Data entries:
..............................
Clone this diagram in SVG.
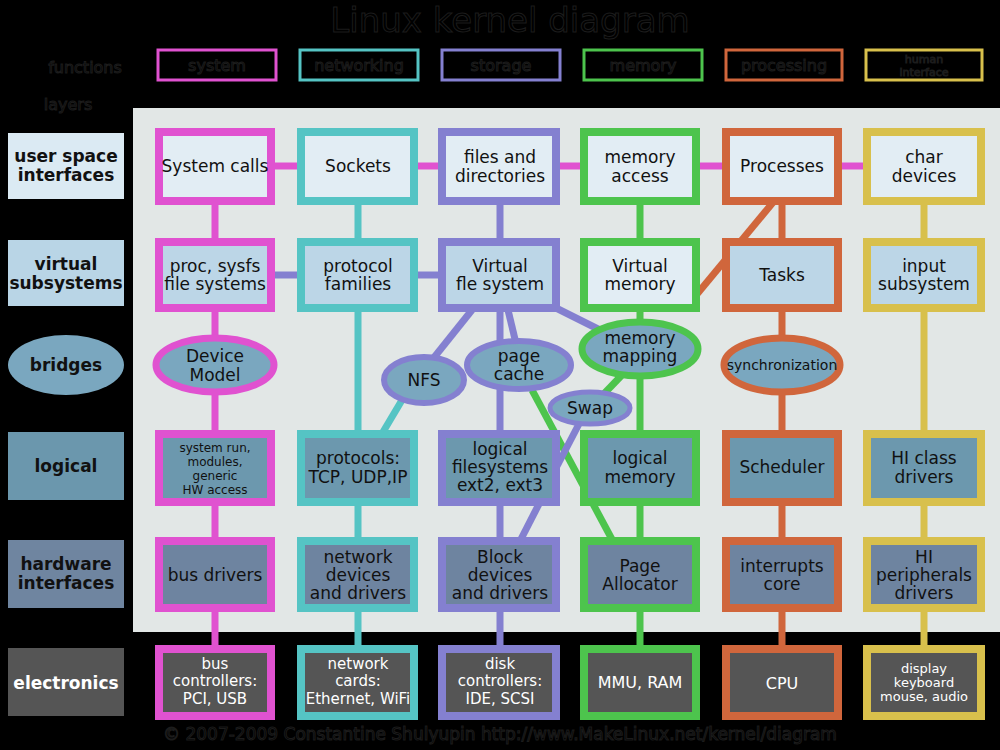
<svg xmlns="http://www.w3.org/2000/svg" width="1000" height="750" viewBox="0 0 1000 750">
<style>
text{font-family:"DejaVu Sans","Liberation Sans",sans-serif;text-anchor:middle;fill:#111}
.dark{fill:#000;stroke:#1c1c1c;stroke-width:1}
.l{font-weight:bold;font-size:17px}
.n{font-size:17px}
.w{fill:#fff}
.b{stroke-width:8}
.pk{stroke:#e052d0}.cy{stroke:#55c4c4}.pu{stroke:#8480d0}.gr{stroke:#4dc44d}.or{stroke:#d0663c}.ye{stroke:#d8c04c}
.u{fill:#e2edf4}.v{fill:#bcd6e7}.g{fill:#6c98ae}.h{fill:#6e84a0}.e{fill:#555}
#connectors line{stroke-width:7}
</style>
<rect width="1000" height="750" fill="#000"/>
<text class="dark" x="510" y="32" font-size="34">Linux kernel diagram</text>
<text class="dark" x="85" y="73" font-size="16">functions</text>
<text class="dark" x="68" y="110" font-size="16">layers</text>
<g fill="none" stroke-width="3">
<rect x="158" y="50" width="118" height="30" stroke="#e052d0"/><text class="dark" x="217" y="71" font-size="16">system</text>
<rect x="300" y="50" width="118" height="30" stroke="#55c4c4"/><text class="dark" x="359" y="71" font-size="16">networking</text>
<rect x="442" y="50" width="118" height="30" stroke="#8480d0"/><text class="dark" x="501" y="71" font-size="16">storage</text>
<rect x="584" y="50" width="118" height="30" stroke="#4dc44d"/><text class="dark" x="643" y="71" font-size="16">memory</text>
<rect x="726" y="50" width="116" height="30" stroke="#d0663c"/><text class="dark" x="784" y="71" font-size="16">processing</text>
<rect x="866" y="50" width="116" height="30" stroke="#d8c04c"/><text class="dark" x="924" y="63" font-size="11">human</text><text class="dark" x="924" y="76" font-size="11">interface</text>
</g>
<rect x="133" y="108" width="867" height="524" fill="#e2e7e6"/>
<g id="layers">
<rect x="8" y="133" width="116" height="66" fill="#dbeaf3"/><text class="l" x="66" y="162">user space</text><text class="l" x="66" y="181">interfaces</text>
<rect x="8" y="240" width="116" height="66" fill="#b9d5e6"/><text class="l" x="66" y="270">virtual</text><text class="l" x="66" y="289">subsystems</text>
<ellipse cx="66" cy="365" rx="58" ry="30" fill="#7aa7bf"/><text class="l" x="66" y="371">bridges</text>
<rect x="8" y="432" width="116" height="68" fill="#6b97ad"/><text class="l" x="66" y="472">logical</text>
<rect x="8" y="540" width="116" height="68" fill="#6f85a0"/><text class="l" x="66" y="570">hardware</text><text class="l" x="66" y="589">interfaces</text>
<rect x="8" y="648" width="116" height="68" fill="#555"/><text class="l w" x="66" y="689">electronics</text>
</g>
<g id="connectors">
<line class="pk" x1="275" y1="166" x2="297" y2="166"/><line class="pk" x1="418" y1="166" x2="438" y2="166"/><line class="pk" x1="560" y1="166" x2="580" y2="166"/><line class="pk" x1="700" y1="166" x2="722" y2="166"/><line class="pk" x1="842" y1="166" x2="863" y2="166"/>
<line class="pu" x1="275" y1="275" x2="297" y2="275"/><line class="pu" x1="418" y1="275" x2="438" y2="275"/>
<line class="pk" x1="215" y1="205" x2="215" y2="645"/>
<line class="cy" x1="358" y1="205" x2="358" y2="645"/>
<line class="pu" x1="500" y1="205" x2="500" y2="238"/><line class="pu" x1="500" y1="312" x2="500" y2="645"/>
<line class="gr" x1="640" y1="205" x2="640" y2="645"/>
<line class="or" x1="782" y1="205" x2="782" y2="645"/>
<line class="ye" x1="924" y1="205" x2="924" y2="645"/>
<line class="or" x1="775" y1="200" x2="688" y2="305"/>
<line class="pu" x1="550" y1="305" x2="610" y2="335"/>
<line class="pu" x1="472" y1="310" x2="420" y2="375"/>
<line class="pu" x1="508" y1="310" x2="520" y2="360"/>
<line class="cy" x1="405" y1="395" x2="383" y2="432"/>
<line class="gr" x1="532" y1="390" x2="615" y2="545"/>
<line class="gr" x1="622" y1="375" x2="598" y2="400"/>
<line class="pu" x1="580" y1="422" x2="555" y2="470"/>
<line class="pu" x1="540" y1="502" x2="518" y2="545"/>
</g>
<g id="n-syscalls"><rect class="b pk u" x="159" y="132" width="112" height="69"/><text class="n" x="215" y="172">System calls</text></g>
<g id="n-sockets"><rect class="b cy u" x="301" y="132" width="113" height="69"/><text class="n" x="358" y="172">Sockets</text></g>
<g id="n-files"><rect class="b pu u" x="442" y="132" width="114" height="69"/><text class="n" x="500" y="163">files and</text><text class="n" x="500" y="182">directories</text></g>
<g id="n-memaccess"><rect class="b gr u" x="584" y="132" width="112" height="69"/><text class="n" x="640" y="163">memory</text><text class="n" x="640" y="182">access</text></g>
<g id="n-processes"><rect class="b or u" x="726" y="132" width="112" height="69"/><text class="n" x="782" y="172">Processes</text></g>
<g id="n-char"><rect class="b ye u" x="867" y="132" width="114" height="69"/><text class="n" x="924" y="163">char</text><text class="n" x="924" y="182">devices</text></g>

<g id="n-proc"><rect class="b pk v" x="159" y="242" width="112" height="66"/><text class="n" x="215" y="272">proc, sysfs</text><text class="n" x="215" y="290">file systems</text></g>
<g id="n-protofam"><rect class="b cy v" x="301" y="242" width="113" height="66"/><text class="n" x="358" y="272">protocol</text><text class="n" x="358" y="290">families</text></g>
<g id="n-vfs"><rect class="b pu v" x="442" y="242" width="114" height="66"/><text class="n" x="500" y="272">Virtual</text><text class="n" x="500" y="290">fle system</text></g>
<g id="n-vmem"><rect class="b gr u" x="584" y="242" width="112" height="66"/><text class="n" x="640" y="272">Virtual</text><text class="n" x="640" y="290">memory</text></g>
<g id="n-tasks"><rect class="b or v" x="726" y="242" width="112" height="66"/><text class="n" x="782" y="281">Tasks</text></g>
<g id="n-input"><rect class="b ye v" x="867" y="242" width="114" height="66"/><text class="n" x="924" y="272">input</text><text class="n" x="924" y="290">subsystem</text></g>

<g id="n-devmodel"><ellipse class="pk" cx="215" cy="365" rx="59" ry="27" fill="#7aa7bf" stroke-width="7"/><text class="n" x="215" y="362">Device</text><text class="n" x="215" y="381">Model</text></g>
<g id="n-nfs"><ellipse class="pu" cx="424" cy="380" rx="40" ry="23" fill="#7aa7bf" stroke-width="6"/><text class="n" x="424" y="386">NFS</text></g>
<g id="n-pagecache"><ellipse class="pu" cx="519" cy="365" rx="52" ry="24" fill="#7aa7bf" stroke-width="6"/><text class="n" x="519" y="362">page</text><text class="n" x="519" y="380">cache</text></g>
<g id="n-mmap"><ellipse class="gr" cx="640" cy="349" rx="58" ry="27" fill="#7aa7bf" stroke-width="7"/><text class="n" x="640" y="344">memory</text><text class="n" x="640" y="362">mapping</text></g>
<g id="n-swap"><ellipse class="pu" cx="590" cy="408" rx="40" ry="16" fill="#7aa7bf" stroke-width="5"/><text class="n" x="590" y="414">Swap</text></g>
<g id="n-sync"><ellipse class="or" cx="782" cy="365" rx="58" ry="27" fill="#7aa7bf" stroke-width="7"/><text x="782" y="370" font-size="14">synchronization</text></g>

<g id="n-sysrun"><rect class="b pk g" x="159" y="434" width="112" height="68"/><text x="215" y="452" font-size="12">system run,</text><text x="215" y="466" font-size="12">modules,</text><text x="215" y="480" font-size="12">generic</text><text x="215" y="494" font-size="12">HW access</text></g>
<g id="n-protocols"><rect class="b cy g" x="301" y="434" width="113" height="68"/><text class="n" x="358" y="464">protocols:</text><text class="n" x="358" y="483">TCP, UDP,IP</text></g>
<g id="n-logfs"><rect class="b pu g" x="442" y="434" width="114" height="68"/><text class="n" x="500" y="455">logical</text><text class="n" x="500" y="473">filesystems</text><text class="n" x="500" y="491">ext2, ext3</text></g>
<g id="n-logmem"><rect class="b gr g" x="584" y="434" width="112" height="68"/><text class="n" x="640" y="464">logical</text><text class="n" x="640" y="483">memory</text></g>
<g id="n-sched"><rect class="b or g" x="726" y="434" width="112" height="68"/><text class="n" x="782" y="473">Scheduler</text></g>
<g id="n-hiclass"><rect class="b ye g" x="867" y="434" width="114" height="68"/><text class="n" x="924" y="464">HI class</text><text class="n" x="924" y="483">drivers</text></g>

<g id="n-bus"><rect class="b pk h" x="159" y="541" width="112" height="67"/><text class="n" x="215" y="581">bus drivers</text></g>
<g id="n-netdev"><rect class="b cy h" x="301" y="541" width="113" height="67"/><text class="n" x="358" y="563">network</text><text class="n" x="358" y="581">devices</text><text class="n" x="358" y="599">and drivers</text></g>
<g id="n-block"><rect class="b pu h" x="442" y="541" width="114" height="67"/><text class="n" x="500" y="563">Block</text><text class="n" x="500" y="581">devices</text><text class="n" x="500" y="599">and drivers</text></g>
<g id="n-pagealloc"><rect class="b gr h" x="584" y="541" width="112" height="67"/><text class="n" x="640" y="572">Page</text><text class="n" x="640" y="590">Allocator</text></g>
<g id="n-irq"><rect class="b or h" x="726" y="541" width="112" height="67"/><text class="n" x="782" y="572">interrupts</text><text class="n" x="782" y="590">core</text></g>
<g id="n-hiperiph"><rect class="b ye h" x="867" y="541" width="114" height="67"/><text class="n" x="924" y="563">HI</text><text class="n" x="924" y="581">peripherals</text><text class="n" x="924" y="599">drivers</text></g>

<g id="n-busctl"><rect class="b pk e" x="159" y="649" width="112" height="67"/><text class="w" x="215" y="669" font-size="15">bus</text><text class="w" x="215" y="686" font-size="15">controllers:</text><text class="w" x="215" y="704" font-size="15">PCI, USB</text></g>
<g id="n-netcards"><rect class="b cy e" x="301" y="649" width="113" height="67"/><text class="w" x="358" y="669" font-size="15">network</text><text class="w" x="358" y="686" font-size="15">cards:</text><text class="w" x="358" y="704" font-size="15">Ethernet, WiFi</text></g>
<g id="n-disk"><rect class="b pu e" x="442" y="649" width="114" height="67"/><text class="w" x="500" y="669" font-size="15">disk</text><text class="w" x="500" y="686" font-size="15">controllers:</text><text class="w" x="500" y="704" font-size="15">IDE, SCSI</text></g>
<g id="n-mmu"><rect class="b gr e" x="584" y="649" width="112" height="67"/><text class="w" x="640" y="688" font-size="16">MMU, RAM</text></g>
<g id="n-cpu"><rect class="b or e" x="726" y="649" width="112" height="67"/><text class="w" x="782" y="689" font-size="16">CPU</text></g>
<g id="n-display"><rect class="b ye e" x="867" y="649" width="114" height="67"/><text class="w" x="924" y="673" font-size="13">display</text><text class="w" x="924" y="687" font-size="13">keyboard</text><text class="w" x="924" y="701" font-size="13">mouse, audio</text></g>
<text class="dark" x="500" y="740" font-size="17">© 2007-2009 Constantine Shulyupin http://www.MakeLinux.net/kernel/diagram</text>
</svg>
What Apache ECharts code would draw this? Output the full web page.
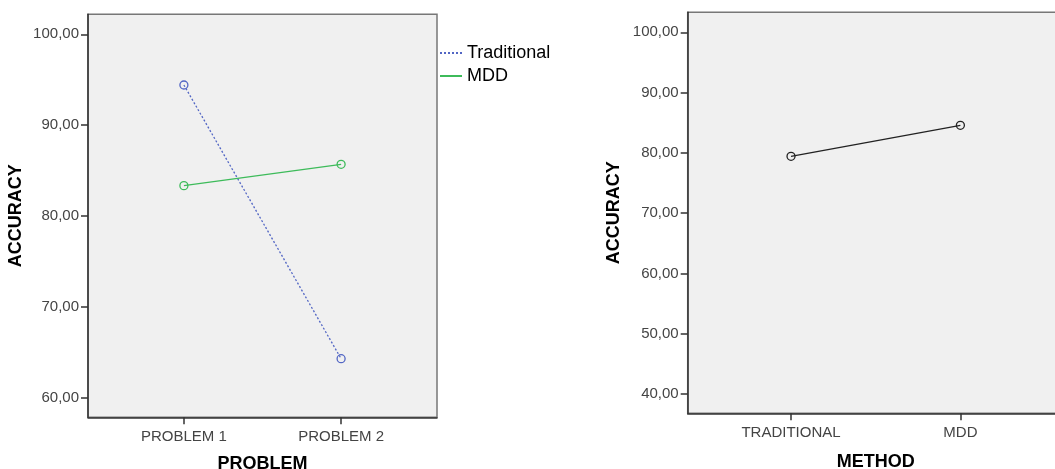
<!DOCTYPE html>
<html>
<head>
<meta charset="utf-8">
<script src="https://cdn.jsdelivr.net/npm/echarts@6/dist/echarts.min.js"></script>
<style>
  html, body { margin: 0; padding: 0; background: #fff; }
  #chart { width: 1055px; height: 469px; }
</style>
</head>
<body>
<div id="chart"></div>
<script>
// left panel: accuracy by problem, one line per method
const problems = ['PROBLEM 1', 'PROBLEM 2']
const traditional = [94.42, 64.29]
const mdd = [83.34, 85.69]
const leftTicks = [60, 70, 80, 90, 100]

// right panel: accuracy by method
const methods = ['TRADITIONAL', 'MDD']
const methodAcc = [79.43, 84.57]
const rightTicks = [40, 50, 60, 70, 80, 90, 100]

const FONT = 'Arial, "Liberation Sans", sans-serif'
const fmt = v => v.toFixed(2).replace('.', ',')
const toXY = arr => arr.map((v, i) => [i + 1, v])

const chart = echarts.init(document.getElementById('chart'))

const gridBase = {
  show: true,
  outerBoundsMode: 'none',
  containLabel: false,
  backgroundColor: '#f0f0f0',
  borderColor: '#777',
  borderWidth: 1.5
}

const xAxisBase = (cats, gap) => ({
  type: 'value',
  min: 0.39,
  max: 2.61,
  nameLocation: 'middle',
  nameGap: gap,
  nameTextStyle: { fontFamily: FONT, fontSize: 18, fontWeight: 'bold', color: '#000' },
  splitLine: { show: false },
  axisLine: { show: true, lineStyle: { color: '#333', width: 1.5 } },
  axisTick: { show: true, length: 7, customValues: [1, 2], lineStyle: { color: '#333', width: 1.5 } },
  axisLabel: {
    customValues: [1, 2],
    formatter: v => cats[Math.round(v) - 1],
    margin: 12,
    fontFamily: FONT,
    fontSize: 15,
    color: '#444'
  }
})

const yAxisBase = (min, max, ticks, gap) => ({
  type: 'value',
  min: min,
  max: max,
  name: 'ACCURACY',
  nameLocation: 'middle',
  nameGap: gap,
  nameTextStyle: { fontFamily: FONT, fontSize: 18, fontWeight: 'bold', color: '#000' },
  splitLine: { show: false },
  axisLine: { show: true, lineStyle: { color: '#333', width: 1.5 } },
  axisTick: { show: true, length: 7, customValues: ticks, lineStyle: { color: '#333', width: 1.5 } },
  axisLabel: {
    customValues: ticks,
    formatter: fmt,
    margin: 9,
    fontFamily: FONT,
    fontSize: 15,
    color: '#444'
  }
})

const lineSeries = (name, data, color, type, xi) => ({
  name: name,
  type: 'line',
  xAxisIndex: xi,
  yAxisIndex: xi,
  data: toXY(data),
  symbol: 'circle',
  symbolSize: 8,
  itemStyle: { color: 'transparent', borderColor: color, borderWidth: 1.3 },
  lineStyle: { color: color, width: 1.3, type: type },
  animation: false
})

chart.setOption({
  animation: false,
  grid: [
    Object.assign({ left: 88, top: 14.3, width: 349, height: 403 }, gridBase),
    Object.assign({ left: 687.7, top: 12.3, width: 376, height: 401 }, gridBase)
  ],
  xAxis: [
    Object.assign({ gridIndex: 0, name: 'PROBLEM' }, xAxisBase(problems, 38)),
    Object.assign({ gridIndex: 1, name: 'METHOD' }, xAxisBase(methods, 40))
  ],
  yAxis: [
    Object.assign({ gridIndex: 0 }, yAxisBase(57.84, 102.2, leftTicks, 63)),
    Object.assign({ gridIndex: 1 }, yAxisBase(36.8, 103.32, rightTicks, 65))
  ],
  legend: {
    data: ['Traditional', 'MDD'],
    orient: 'vertical',
    left: 439,
    top: 43.5,
    padding: 0,
    itemWidth: 22,
    itemHeight: 10,
    itemGap: 4,
    itemTextGap: 4,
    itemStyle: { opacity: 0 },
    textStyle: { fontFamily: FONT, fontSize: 18, color: '#000', lineHeight: 19 }
  },
  series: [
    lineSeries('Traditional', traditional, '#5266c4', [2, 2], 0),
    lineSeries('MDD', mdd, '#3dbb5a', 'solid', 0),
    lineSeries('Method', methodAcc, '#222', 'solid', 1)
  ]
})
</script>
</body>
</html>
..............................
Pull out and copy each line containing the string "this".

Clone this diagram in SVG.
What Apache ECharts code would draw this? Output the full web page.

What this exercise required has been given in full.